Reproduce the listing below without changes, except that pictures are left out.

• **Collected material**

:::

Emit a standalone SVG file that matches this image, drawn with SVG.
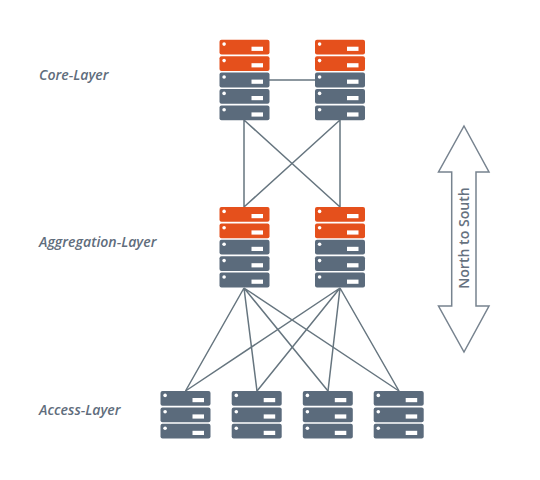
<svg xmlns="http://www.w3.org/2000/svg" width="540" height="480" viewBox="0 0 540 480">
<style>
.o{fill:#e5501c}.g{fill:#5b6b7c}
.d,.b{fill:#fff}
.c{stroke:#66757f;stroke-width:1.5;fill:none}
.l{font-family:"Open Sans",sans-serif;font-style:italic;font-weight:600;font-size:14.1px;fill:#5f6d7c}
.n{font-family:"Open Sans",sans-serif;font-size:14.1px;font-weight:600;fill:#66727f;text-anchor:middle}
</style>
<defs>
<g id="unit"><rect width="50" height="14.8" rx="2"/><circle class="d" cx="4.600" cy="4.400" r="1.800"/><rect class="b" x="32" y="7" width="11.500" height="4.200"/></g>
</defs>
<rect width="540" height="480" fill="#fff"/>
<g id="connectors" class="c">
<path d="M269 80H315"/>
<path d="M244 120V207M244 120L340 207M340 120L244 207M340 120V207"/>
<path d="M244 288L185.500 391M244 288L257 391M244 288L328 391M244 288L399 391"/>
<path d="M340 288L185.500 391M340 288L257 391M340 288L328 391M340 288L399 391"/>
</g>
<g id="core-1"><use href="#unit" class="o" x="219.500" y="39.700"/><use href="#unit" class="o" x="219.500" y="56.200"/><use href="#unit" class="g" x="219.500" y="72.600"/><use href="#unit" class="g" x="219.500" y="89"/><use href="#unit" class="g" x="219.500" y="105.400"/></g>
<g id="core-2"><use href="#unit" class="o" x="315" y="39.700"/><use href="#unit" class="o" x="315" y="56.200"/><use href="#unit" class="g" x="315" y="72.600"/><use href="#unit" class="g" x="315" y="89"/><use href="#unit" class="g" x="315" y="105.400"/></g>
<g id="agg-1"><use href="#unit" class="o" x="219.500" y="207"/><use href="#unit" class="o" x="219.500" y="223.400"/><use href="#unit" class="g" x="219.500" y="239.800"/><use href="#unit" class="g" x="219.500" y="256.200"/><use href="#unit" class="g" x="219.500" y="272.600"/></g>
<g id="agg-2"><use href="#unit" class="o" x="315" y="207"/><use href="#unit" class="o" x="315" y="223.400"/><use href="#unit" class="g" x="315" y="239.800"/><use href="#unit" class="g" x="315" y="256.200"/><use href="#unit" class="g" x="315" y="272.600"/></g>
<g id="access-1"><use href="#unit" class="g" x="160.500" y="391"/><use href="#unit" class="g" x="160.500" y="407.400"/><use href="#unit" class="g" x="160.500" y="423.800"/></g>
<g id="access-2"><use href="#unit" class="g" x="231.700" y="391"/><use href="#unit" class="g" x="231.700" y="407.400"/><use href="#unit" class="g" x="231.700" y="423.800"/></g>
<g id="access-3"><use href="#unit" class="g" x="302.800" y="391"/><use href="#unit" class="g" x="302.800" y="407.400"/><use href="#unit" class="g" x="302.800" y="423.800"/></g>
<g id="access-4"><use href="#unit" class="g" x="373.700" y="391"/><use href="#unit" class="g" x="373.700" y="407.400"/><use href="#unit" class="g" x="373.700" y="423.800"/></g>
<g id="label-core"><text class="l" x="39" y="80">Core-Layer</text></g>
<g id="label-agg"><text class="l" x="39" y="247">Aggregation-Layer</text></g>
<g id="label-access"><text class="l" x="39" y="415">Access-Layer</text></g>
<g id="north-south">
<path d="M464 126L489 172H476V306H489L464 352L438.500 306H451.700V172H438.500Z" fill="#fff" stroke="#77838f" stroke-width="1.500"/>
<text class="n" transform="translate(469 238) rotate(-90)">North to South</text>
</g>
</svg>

:::

• **Final result**
Emit a standalone SVG file that matches this image, drawn with SVG.
<svg xmlns="http://www.w3.org/2000/svg" width="540" height="480" viewBox="0 0 540 480">
<style>
.o{fill:#e5501c}.g{fill:#5b6b7c}
.d,.b{fill:#fff}
.c{stroke:#66757f;stroke-width:1.5;fill:none}
.l{font-family:"Open Sans",sans-serif;font-style:italic;font-weight:600;font-size:14.1px;fill:#5f6d7c}
.n{font-family:"Open Sans",sans-serif;font-size:14.1px;font-weight:600;fill:#66727f;text-anchor:middle}
</style>
<defs>
<g id="unit"><rect width="50" height="14.8" rx="2"/><circle class="d" cx="4.600" cy="4.400" r="1.800"/><rect class="b" x="32" y="7" width="11.500" height="4.200"/></g>
</defs>
<rect width="540" height="480" fill="#fff"/>
<g id="connectors" class="c">
<path d="M269 80H315"/>
<path d="M244 120V207M244 120L340 207M340 120L244 207M340 120V207"/>
<path d="M244 288L185.500 391M244 288L257 391M244 288L328 391M244 288L399 391"/>
<path d="M340 288L185.500 391M340 288L257 391M340 288L328 391M340 288L399 391"/>
</g>
<g id="core-1"><use href="#unit" class="o" x="219.500" y="39.700"/><use href="#unit" class="o" x="219.500" y="56.200"/><use href="#unit" class="g" x="219.500" y="72.600"/><use href="#unit" class="g" x="219.500" y="89"/><use href="#unit" class="g" x="219.500" y="105.400"/></g>
<g id="core-2"><use href="#unit" class="o" x="315" y="39.700"/><use href="#unit" class="o" x="315" y="56.200"/><use href="#unit" class="g" x="315" y="72.600"/><use href="#unit" class="g" x="315" y="89"/><use href="#unit" class="g" x="315" y="105.400"/></g>
<g id="agg-1"><use href="#unit" class="o" x="219.500" y="207"/><use href="#unit" class="o" x="219.500" y="223.400"/><use href="#unit" class="g" x="219.500" y="239.800"/><use href="#unit" class="g" x="219.500" y="256.200"/><use href="#unit" class="g" x="219.500" y="272.600"/></g>
<g id="agg-2"><use href="#unit" class="o" x="315" y="207"/><use href="#unit" class="o" x="315" y="223.400"/><use href="#unit" class="g" x="315" y="239.800"/><use href="#unit" class="g" x="315" y="256.200"/><use href="#unit" class="g" x="315" y="272.600"/></g>
<g id="access-1"><use href="#unit" class="g" x="160.500" y="391"/><use href="#unit" class="g" x="160.500" y="407.400"/><use href="#unit" class="g" x="160.500" y="423.800"/></g>
<g id="access-2"><use href="#unit" class="g" x="231.700" y="391"/><use href="#unit" class="g" x="231.700" y="407.400"/><use href="#unit" class="g" x="231.700" y="423.800"/></g>
<g id="access-3"><use href="#unit" class="g" x="302.800" y="391"/><use href="#unit" class="g" x="302.800" y="407.400"/><use href="#unit" class="g" x="302.800" y="423.800"/></g>
<g id="access-4"><use href="#unit" class="g" x="373.700" y="391"/><use href="#unit" class="g" x="373.700" y="407.400"/><use href="#unit" class="g" x="373.700" y="423.800"/></g>
<g id="label-core"><text class="l" x="39" y="80">Core-Layer</text></g>
<g id="label-agg"><text class="l" x="39" y="247">Aggregation-Layer</text></g>
<g id="label-access"><text class="l" x="39" y="415">Access-Layer</text></g>
<g id="north-south">
<path d="M464 126L489 172H476V306H489L464 352L438.500 306H451.700V172H438.500Z" fill="#fff" stroke="#77838f" stroke-width="1.500"/>
<text class="n" transform="translate(469 238) rotate(-90)">North to South</text>
</g>
</svg>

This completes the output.